Although CA committees are doing their deliberations indoors, the media has been informing us that things are not going on well in certain Chapters and Articles of the Draft Constitution, which directly interweave with the proposed structure of a three-government system. This is a kind of disarray which the CA deliberately wanted. Since a good number of the Draft Constitution’s provisions are interweaved with a three-government system, by removing such a structure, CA members have confused themselves, and won’t reach their goal of having an improved new Constitution with a two-government system, as CCM wants it.
A good example is Chapter Six of the Draft Constitution, which carries the Union structure and its institutions. The CA has spent several days deliberating on this Chapter, trying to fit it in a two-government system without success. While they feel so bad to come out with almost the same structure of the Proposed Constitution, which will be just a reproduction of the current Constitution, they are not in agreement on how they do with the structures of many Union institutions as they appear in the Draft Constitution. The CA is about to disband itself.
For instance, the CA has failed to come out with a proper structure of the Union Parliament. While others want the Union Parliament to remain unicameral, others want it to be bicameral or even three chambers - one being solely dedicated for Tanganyika and for non-Union matters. They have lost direction simply because they refused to follow the principled structure designed by the CRC. The CA members should remember that the CRC members diligently did their work professionally because they had ample time to conduct research in controversial matters and that is why they reached consensus in every aspect.

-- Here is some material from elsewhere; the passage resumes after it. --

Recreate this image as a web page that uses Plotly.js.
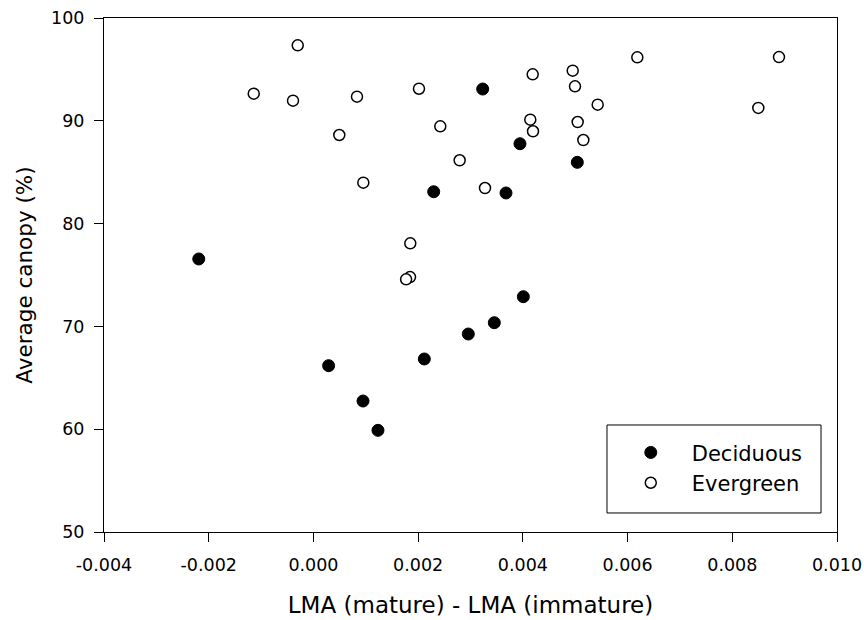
<!DOCTYPE html>
<html>
<head>
<meta charset="utf-8">
<script src="https://cdn.plot.ly/plotly-3.0.1.min.js"></script>
<style>html,body{margin:0;padding:0;background:#fff;}#chart{width:864px;height:620px;}</style>
</head>
<body>
<div id="chart"></div>
<script>
// Deciduous species
const decidX = [-0.00219, 0.00029, 0.000947, 0.001233, 0.002118, 0.002958, 0.003455, 0.004009, 0.002297, 0.003233, 0.003678, 0.003945, 0.00504];
const decidY = [76.56, 66.18, 62.74, 59.89, 66.83, 69.26, 70.36, 72.89, 83.10, 93.09, 82.98, 87.77, 85.96];
// Evergreen species
const everX = [-0.0003, -0.00114, -0.00039, 0.000832, 0.002016, 0.002423, 0.000494, 0.002793, 0.000953, 0.00185, 0.001845, 0.00177,
               0.004188, 0.004952, 0.004996, 0.006186, 0.008892, 0.005429, 0.008497, 0.004142, 0.004194, 0.005047, 0.005155, 0.003277];
const everY = [97.34, 92.64, 91.96, 92.35, 93.12, 89.46, 88.62, 86.16, 83.98, 78.08, 74.80, 74.58,
               94.52, 94.88, 93.35, 96.17, 96.20, 91.57, 91.25, 90.11, 88.98, 89.88, 88.13, 83.46];
// Tick labels
const xTickVals = [-0.004, -0.002, 0.000, 0.002, 0.004, 0.006, 0.008, 0.010];
const xTickText = ['-0.004', '-0.002', '0.000', '0.002', '0.004', '0.006', '0.008', '0.010'];
const yTickVals = [50, 60, 70, 80, 90, 100];
const yTickText = ['50', '60', '70', '80', '90', '100'];

const FONT = 'DejaVu Sans, Liberation Sans, Arial, sans-serif';

const traces = [
  {
    x: decidX, y: decidY, type: 'scatter', mode: 'markers', name: 'Deciduous',
    marker: {symbol: 'circle', size: 12, color: '#000000', line: {color: '#000000', width: 1}}
  },
  {
    x: everX, y: everY, type: 'scatter', mode: 'markers', name: 'Evergreen',
    marker: {symbol: 'circle', size: 11, color: '#ffffff', line: {color: '#000000', width: 1.5}}
  }
];

const layout = {
  width: 864, height: 620,
  margin: {l: 104, r: 27, t: 18, b: 88, pad: 0},
  paper_bgcolor: '#ffffff', plot_bgcolor: '#ffffff',
  font: {family: FONT, color: '#000000', size: 17.5},
  showlegend: true,
  legend: {
    x: 0.690, y: 0.194, xanchor: 'left', yanchor: 'top',
    bgcolor: 'rgba(0,0,0,0)', borderwidth: 0,
    font: {family: FONT, size: 21, color: '#000000'},
    itemwidth: 72
  },
  shapes: [{
    type: 'rect', xref: 'paper', yref: 'paper',
    x0: 0.6862, x1: 0.9782, y0: 0.037, y1: 0.2082,
    line: {color: '#000000', width: 1}, fillcolor: 'rgba(0,0,0,0)', layer: 'above'
  }],
  xaxis: {
    range: [-0.004, 0.010], tickmode: 'array', tickvals: xTickVals, ticktext: xTickText,
    ticks: 'outside', ticklen: 9, tickwidth: 1, tickcolor: '#000000',
    showline: true, linecolor: '#000000', linewidth: 1, mirror: true,
    showgrid: false, zeroline: false, ticklabelstandoff: 8,
    tickfont: {family: FONT, size: 17.5, color: '#000000'},
    title: {text: 'LMA (mature) - LMA (immature)', font: {family: FONT, size: 23, color: '#000000'}, standoff: 22},
    automargin: false
  },
  yaxis: {
    range: [50, 100], tickmode: 'array', tickvals: yTickVals, ticktext: yTickText,
    ticks: 'outside', ticklen: 9, tickwidth: 1, tickcolor: '#000000',
    showline: true, linecolor: '#000000', linewidth: 1, mirror: true,
    showgrid: false, zeroline: false, ticklabelstandoff: 6,
    tickfont: {family: FONT, size: 17.5, color: '#000000'},
    title: {text: 'Average canopy (%)', font: {family: FONT, size: 21.5, color: '#000000'}, standoff: 12},
    automargin: false
  }
};

Plotly.newPlot('chart', traces, layout, {displayModeBar: false, staticPlot: true});
</script>
</body>
</html>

But CA committees lack many things. First, they don’t have much time to think and deliberate on Union matters and think being the majority they are always right in what they are doing. They are conscious of time and as such they are doing their business in a hurriedly and haphazardly manner. Hence, they are doing things absence minded. Second, they don’t have such expertise in constitutional matters as the CRC had. We should not forget that the CRC had two highly learned lawyers in constitutional matters, including the designing of constitutions.